VURGUN: EN FAZLA YARDIM YAPAN ÜLKEYİZ
Sığınmacılar ve Göçmenlerle Dayanışma Derneği (SGDD-ASAM) Genel Koordinatörü İbrahim Vurgun Kavlak, “Türkiye 30 milyar dolardan fazla insani yardım ile dünyada milli gelirine göre en fazla yardım yapan ülke olma özelliğini sürdürmektedir. Suriye krizinin 7’nci yılında artık hassas gruplara, kadınlara, çocuklara yönelik çalışmalar her zamankinden daha büyük önem kazanmıştır. SGDD olarak bizler de 80 saha ofisiyle 46 şehirde çalışmalarımıza; İçişleri Bakanlığı Göç İdaresi Genel Müdürlüğü, Halk Sağlığı Müdürlükleri, Başbakanlık Basın Yayın Enformasyon Genel Müdürlüğü gibi devlet kurumlarının yanı sıra belediyeler ve uluslararası organizasyonlarla yürütmeye devam ediyoruz” dedi.
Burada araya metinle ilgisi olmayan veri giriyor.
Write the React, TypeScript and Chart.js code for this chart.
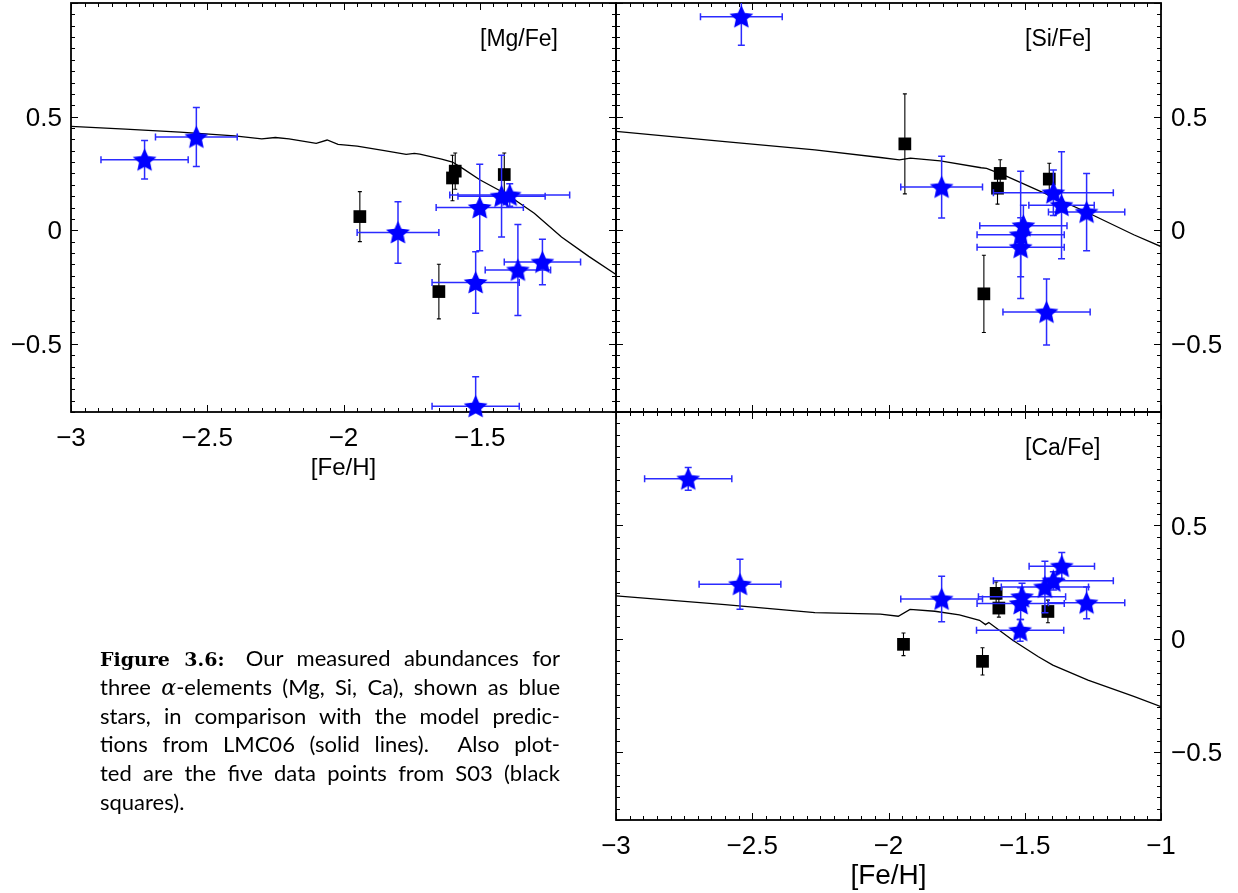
import React, { useEffect, useRef } from 'react';
import { Chart, registerables } from 'chart.js';

Chart.register(...registerables);

// ---------------- data ----------------
// [Mg/Fe]
const mgStarFeH = [-2.73, -2.54, -1.80, -1.50, -1.515, -1.515, -1.42, -1.39, -1.36, -1.27];
const mgStarVal = [0.31, 0.41, -0.01, 0.10, -0.23, -0.775, 0.15, 0.155, -0.175, -0.14];
const mgStarFeHErr = [0.16, 0.15, 0.15, 0.16, 0.16, 0.16, 0.16, 0.22, 0.12, 0.14];
const mgStarValErr = [0.085, 0.13, 0.135, 0.19, 0.135, 0.13, 0.18, 0.05, 0.20, 0.10];
const mgS03FeH = [-1.94, -1.60, -1.59, -1.41, -1.65];
const mgS03Val = [0.06, 0.23, 0.26, 0.245, -0.27];
const mgS03Err = [0.11, 0.10, 0.08, 0.095, 0.12];
const mgModelFeH = [-3, -2.8, -2.6, -2.4, -2.3, -2.25, -2.2, -2.1, -2.06, -2.02, -1.95, -1.85, -1.77, -1.74, -1.72, -1.64, -1.6, -1.56, -1.5, -1.4, -1.3, -1.2, -1.1, -1.0];
const mgModelVal = [0.457, 0.445, 0.432, 0.415, 0.402, 0.408, 0.402, 0.382, 0.397, 0.378, 0.370, 0.350, 0.334, 0.338, 0.335, 0.313, 0.300, 0.270, 0.222, 0.157, 0.075, -0.030, -0.115, -0.195];

// [Si/Fe]
const siStarFeH = [-2.54, -1.805, -1.505, -1.515, -1.515, -1.42, -1.395, -1.365, -1.273];
const siStarVal = [0.94, 0.19, 0.02, -0.02, -0.075, -0.36, 0.165, 0.11, 0.08];
const siStarFeHErr = [0.15, 0.15, 0.16, 0.16, 0.16, 0.16, 0.22, 0.12, 0.14];
const siStarValErr = [0.126, 0.136, 0.09, 0.28, 0.13, 0.145, 0.10, 0.235, 0.17];
const siS03FeH = [-1.94, -1.59, -1.60, -1.41, -1.65];
const siS03Val = [0.38, 0.25, 0.185, 0.225, -0.28];
const siS03Err = [0.22, 0.06, 0.07, 0.07, 0.17];
const siModelFeH = [-3, -2.6, -2.27, -2.03, -1.96, -1.92, -1.81, -1.66, -1.64, -1.57, -1.42, -1.27, -1.1, -1.0];
const siModelVal = [0.435, 0.39, 0.354, 0.32, 0.31, 0.317, 0.305, 0.275, 0.272, 0.239, 0.159, 0.078, -0.02, -0.072];

// [Ca/Fe]
const caStarFeH = [-2.735, -2.545, -1.805, -1.51, -1.515, -1.517, -1.426, -1.395, -1.364, -1.273];
const caStarVal = [0.705, 0.24, 0.175, 0.185, 0.155, 0.037, 0.228, 0.255, 0.32, 0.158];
const caStarFeHErr = [0.16, 0.15, 0.15, 0.16, 0.16, 0.16, 0.16, 0.22, 0.12, 0.14];
const caStarValErr = [0.05, 0.11, 0.10, 0.06, 0.07, 0.048, 0.114, 0.04, 0.06, 0.07];
const caS03FeH = [-1.945, -1.605, -1.595, -1.415, -1.655];
const caS03Val = [-0.025, 0.20, 0.135, 0.12, -0.10];
const caS03Err = [0.05, 0.05, 0.04, 0.05, 0.06];
const caModelFeH = [-3, -2.6, -2.27, -2.03, -1.964, -1.921, -1.83, -1.74, -1.666, -1.644, -1.632, -1.544, -1.45, -1.397, -1.268, -1.1, -1.0];
const caModelVal = [0.189, 0.15, 0.115, 0.108, 0.099, 0.129, 0.121, 0.105, 0.081, 0.062, 0.071, -0.007, -0.08, -0.117, -0.183, -0.255, -0.30];

// ticks / labels
const xRange = [-3, -1];
const yRange = [-0.8, 1.0];
const yTickValues = [-0.5, 0, 0.5];
const xTickValuesTop = [-3, -2.5, -2, -1.5];
const xTickValuesBottom = [-3, -2.5, -2, -1.5, -1];
const xTitle = '[Fe/H]';

const fmt = (v: number) => (v === 0 ? '0' : (v < 0 ? '\u2212' : '') + String(Math.abs(v)));

// ---------------- plugins ----------------
const framePlugin = {
  id: 'frame',
  beforeDatasetsDraw(chart: any, _a: any, opts: any) {
    const { ctx, chartArea: a } = chart;
    const xs = chart.scales.x;
    const ys = chart.scales.y;
    ctx.save();
    ctx.strokeStyle = '#000';
    ctx.lineWidth = 1;
    const nx = Math.round((xs.max - xs.min) / 0.05);
    for (let i = 0; i <= nx; i++) {
      const v = xs.min + i * 0.05;
      const px = Math.round(xs.getPixelForValue(v)) + 0.5;
      const len = i % 10 === 0 ? 7 : 4;
      ctx.beginPath();
      ctx.moveTo(px, a.bottom);
      ctx.lineTo(px, a.bottom - len);
      ctx.moveTo(px, a.top);
      ctx.lineTo(px, a.top + len);
      ctx.stroke();
    }
    const ny = Math.round((ys.max - ys.min) / 0.05);
    for (let i = 0; i <= ny; i++) {
      const v = ys.min + i * 0.05;
      const major = Math.abs(v / 0.5 - Math.round(v / 0.5)) < 1e-6;
      const py = Math.round(ys.getPixelForValue(v)) + 0.5;
      const len = major ? 7 : 4;
      ctx.beginPath();
      ctx.moveTo(a.left, py);
      ctx.lineTo(a.left + len, py);
      ctx.moveTo(a.right, py);
      ctx.lineTo(a.right - len, py);
      ctx.stroke();
    }
    ctx.lineWidth = 1.8;
    ctx.strokeRect(a.left, a.top, a.right - a.left, a.bottom - a.top);
    if (opts && opts.label) {
      ctx.font = '23px "Liberation Sans"';
      ctx.fillStyle = '#000';
      ctx.textBaseline = 'middle';
      ctx.textAlign = 'left';
      ctx.fillText(opts.label, a.left + 409, a.top + 37);
    }
    ctx.restore();
  },
};

const errPlugin = {
  id: 'errbars',
  beforeDatasetDraw(chart: any, args: any) {
    const ds = chart.data.datasets[args.index];
    if (!ds.yErr) return;
    const { ctx, chartArea: a } = chart;
    const xs = chart.scales.x;
    const ys = chart.scales.y;
    ctx.save();
    ctx.beginPath();
    ctx.rect(a.left, a.top, a.right - a.left, a.bottom - a.top);
    ctx.clip();
    ctx.strokeStyle = ds.errColor;
    ctx.lineWidth = ds.errWidth;
    const cap = ds.capSize;
    ds.data.forEach((pt: any, i: number) => {
      const cx = xs.getPixelForValue(pt.x);
      const cy = ys.getPixelForValue(pt.y);
      ctx.beginPath();
      if (ds.xErr) {
        const x0 = xs.getPixelForValue(pt.x - ds.xErr[i]);
        const x1 = xs.getPixelForValue(pt.x + ds.xErr[i]);
        ctx.moveTo(x0, cy);
        ctx.lineTo(x1, cy);
        ctx.moveTo(x0, cy - cap);
        ctx.lineTo(x0, cy + cap);
        ctx.moveTo(x1, cy - cap);
        ctx.lineTo(x1, cy + cap);
      }
      const y0 = ys.getPixelForValue(pt.y - ds.yErr[i]);
      const y1 = ys.getPixelForValue(pt.y + ds.yErr[i]);
      ctx.moveTo(cx, y0);
      ctx.lineTo(cx, y1);
      ctx.moveTo(cx - cap, y0);
      ctx.lineTo(cx + cap, y0);
      ctx.moveTo(cx - cap, y1);
      ctx.lineTo(cx + cap, y1);
      ctx.stroke();
    });
    ctx.restore();
  },
};

function makeStar(r: number, color: string) {
  const c = document.createElement('canvas');
  const s = Math.ceil(r * 2 + 2);
  c.width = s;
  c.height = s;
  const g = c.getContext('2d')!;
  g.fillStyle = color;
  g.beginPath();
  for (let i = 0; i < 10; i++) {
    const rad = i % 2 === 0 ? r : r * 0.47;
    const ang = -Math.PI / 2 + (i * Math.PI) / 5;
    const px = s / 2 + rad * Math.cos(ang);
    const py = s / 2 + 1 + rad * Math.sin(ang);
    if (i === 0) g.moveTo(px, py);
    else g.lineTo(px, py);
  }
  g.closePath();
  g.fill();
  return c;
}

const zip = (xs: number[], ys: number[]) => xs.map((x, i) => ({ x, y: ys[i] }));

type PanelSpec = {
  label: string;
  starFeH: number[]; starVal: number[]; starFeHErr: number[]; starValErr: number[];
  s03FeH: number[]; s03Val: number[]; s03Err: number[];
  modelFeH: number[]; modelVal: number[];
  canvas: { left: number; top: number; width: number; height: number };
  padding: { left: number; top: number; right: number; bottom: number };
  yPos: 'left' | 'right';
  yWidth: number;
  xTicks: number[] | null;
  xHeight: number;
  xTitleSize: number;
  xTitlePad: number;
};

const tickFont = { family: 'Liberation Sans', size: 26 };

function Panel({ spec }: { spec: PanelSpec }) {
  const ref = useRef<HTMLCanvasElement | null>(null);
  useEffect(() => {
    if (!ref.current) return;
    const star = makeStar(12.5, '#0000ff');
    const xShow = spec.xTicks !== null;
    const chart = new Chart(ref.current, {
      type: 'scatter',
      data: {
        datasets: [
          {
            data: zip(spec.starFeH, spec.starVal),
            pointStyle: star as any,
            pointRadius: 12,
            backgroundColor: '#0000ff',
            borderColor: '#0000ff',
            clip: false as any,
            xErr: spec.starFeHErr,
            yErr: spec.starValErr,
            errColor: '#2b2bff',
            errWidth: 1.5,
            capSize: 3.5,
          } as any,
          {
            data: zip(spec.s03FeH, spec.s03Val),
            pointStyle: 'rect',
            pointRadius: 9,
            backgroundColor: '#000',
            borderWidth: 0,
            clip: false as any,
            yErr: spec.s03Err,
            errColor: '#000',
            errWidth: 1.1,
            capSize: 2,
          } as any,
          {
            data: zip(spec.modelFeH, spec.modelVal),
            showLine: true,
            pointRadius: 0,
            borderColor: '#000',
            borderWidth: 1.3,
            tension: 0,
          } as any,
        ],
      },
      options: {
        animation: false,
        responsive: false,
        maintainAspectRatio: false,
        devicePixelRatio: 1,
        events: [],
        layout: { padding: spec.padding, autoPadding: false },
        plugins: {
          legend: { display: false },
          tooltip: { enabled: false },
          frame: { label: spec.label },
        } as any,
        scales: {
          x: {
            type: 'linear',
            min: xRange[0],
            max: xRange[1],
            display: xShow,
            position: 'bottom',
            grid: { display: false, drawTicks: false },
            border: { display: false },
            afterBuildTicks: (s: any) => {
              s.ticks = (spec.xTicks || []).map((v) => ({ value: v }));
            },
            afterFit: (s: any) => {
              s.height = spec.xHeight;
              s.paddingLeft = 0;
              s.paddingRight = 0;
            },
            ticks: {
              autoSkip: false,
              maxRotation: 0,
              padding: 11,
              color: '#000',
              font: tickFont,
              callback: (v: any) => fmt(Number(v)),
            },
            title: {
              display: xShow,
              text: xTitle,
              color: '#000',
              font: { family: 'Liberation Sans', size: spec.xTitleSize },
              padding: { top: 0, bottom: spec.xTitlePad },
            },
          },
          y: {
            type: 'linear',
            min: yRange[0],
            max: yRange[1],
            position: spec.yPos,
            grid: { display: false, drawTicks: false },
            border: { display: false },
            afterBuildTicks: (s: any) => {
              s.ticks = yTickValues.map((v) => ({ value: v }));
            },
            afterFit: (s: any) => {
              s.width = spec.yWidth;
              s.paddingTop = 0;
              s.paddingBottom = 0;
            },
            ticks: {
              padding: spec.yPos === 'left' ? 9 : 10,
              labelOffset: 2,
              color: '#000',
              font: tickFont,
              crossAlign: 'near',
              callback: (v: any) => fmt(Number(v)),
            },
          },
        },
      } as any,
      plugins: [framePlugin, errPlugin],
    });
    return () => chart.destroy();
  }, []);
  const c = spec.canvas;
  return (
    <canvas
      ref={ref}
      width={c.width}
      height={c.height}
      style={{ position: 'absolute', left: c.left, top: c.top, width: c.width, height: c.height }}
    />
  );
}

const panels: PanelSpec[] = [
  {
    label: '[Mg/Fe]',
    starFeH: mgStarFeH, starVal: mgStarVal, starFeHErr: mgStarFeHErr, starValErr: mgStarValErr,
    s03FeH: mgS03FeH, s03Val: mgS03Val, s03Err: mgS03Err,
    modelFeH: mgModelFeH, modelVal: mgModelVal,
    canvas: { left: 0, top: 0, width: 660, height: 495 },
    padding: { left: 0, top: 3, right: 44, bottom: 0 },
    yPos: 'left',
    yWidth: 71,
    xTicks: xTickValuesTop,
    xHeight: 83,
    xTitleSize: 24,
    xTitlePad: 12,
  },
  {
    label: '[Si/Fe]',
    starFeH: siStarFeH, starVal: siStarVal, starFeHErr: siStarFeHErr, starValErr: siStarValErr,
    s03FeH: siS03FeH, s03Val: siS03Val, s03Err: siS03Err,
    modelFeH: siModelFeH, modelVal: siModelVal,
    canvas: { left: 560, top: 0, width: 678, height: 430 },
    padding: { left: 56, top: 3, right: 0, bottom: 18 },
    yPos: 'right',
    yWidth: 77,
    xTicks: null,
    xHeight: 0,
    xTitleSize: 24,
    xTitlePad: 0,
  },
  {
    label: '[Ca/Fe]',
    starFeH: caStarFeH, starVal: caStarVal, starFeHErr: caStarFeHErr, starValErr: caStarValErr,
    s03FeH: caS03FeH, s03Val: caS03Val, s03Err: caS03Err,
    modelFeH: caModelFeH, modelVal: caModelVal,
    canvas: { left: 560, top: 395, width: 678, height: 498 },
    padding: { left: 56, top: 17, right: 0, bottom: 0 },
    yPos: 'right',
    yWidth: 77,
    xTicks: xTickValuesBottom,
    xHeight: 73,
    xTitleSize: 28,
    xTitlePad: 0,
  },
];

const lineStyle = (last: boolean): React.CSSProperties => ({
  textAlign: 'justify',
  textAlignLast: last ? 'left' : 'justify',
  height: 28.8,
});

export default function App() {
  return (
    <div style={{ position: 'absolute', left: 0, top: 0, width: 1238, height: 893, overflow: 'hidden', background: '#fff' }}>
      {panels.map((p, i) => (
        <Panel key={i} spec={p} />
      ))}
      <div
        style={{
          position: 'absolute',
          left: 100,
          top: 644,
          width: 460,
          fontFamily: 'Lato, "Open Sans", sans-serif',
          fontSize: 22,
          lineHeight: '28.8px',
          color: '#000',
        }}
      >
        <div style={lineStyle(false)}>
          <b style={{ fontFamily: '"DejaVu Serif", serif', fontSize: 19 }}>Figure 3.6:</b>
          <span style={{ display: 'inline-block', width: 8 }} /> Our measured abundances for
        </div>
        <div style={lineStyle(false)}>
          three <i style={{ fontFamily: '"DejaVu Serif", serif' }}>α</i>-elements (Mg, Si, Ca), shown as blue
        </div>
        <div style={lineStyle(false)}>stars, in comparison with the model predic-</div>
        <div style={lineStyle(false)}>tions from LMC06 (solid lines).&nbsp; Also plot-</div>
        <div style={lineStyle(false)}>ted are the five data points from S03 (black</div>
        <div style={lineStyle(true)}>squares).</div>
      </div>
    </div>
  );
}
ÖZBEK: 141 KADIN YARARLANIYOR
ILO Program Sorumlusu Ayşegül Özbek, merkez bünyesinde özellikle istihdama erişimi desteklemeye çalıştıklarını vurgulayarak, beceri geliştirme eğitimleri kapsamında hali hazırda 4 Türkçe kursu açtıklarını söyledi. Özbek, kursa 82 kadının devam ettiğini ifade ederek, “Büyükşehir Belediyesi ve Halk Eğitim Merkezinin desteğiyle mesleki eğitimler düzenliyoruz. Bu kurslardan 141 kadın yararlanıyor. 31 Mart’a kadar 240 kadının Türkçe kursundan, 400 kadının da mesleki eğitimden yararlanmalarını öngörüyoruz” diye konuştu.
Açılış töreni, kurdele kesimi, merkezdeki kreşten faydalanan çocukların sunduğu dans gösterisi ve merkezin gezilmesiyle sona erdi.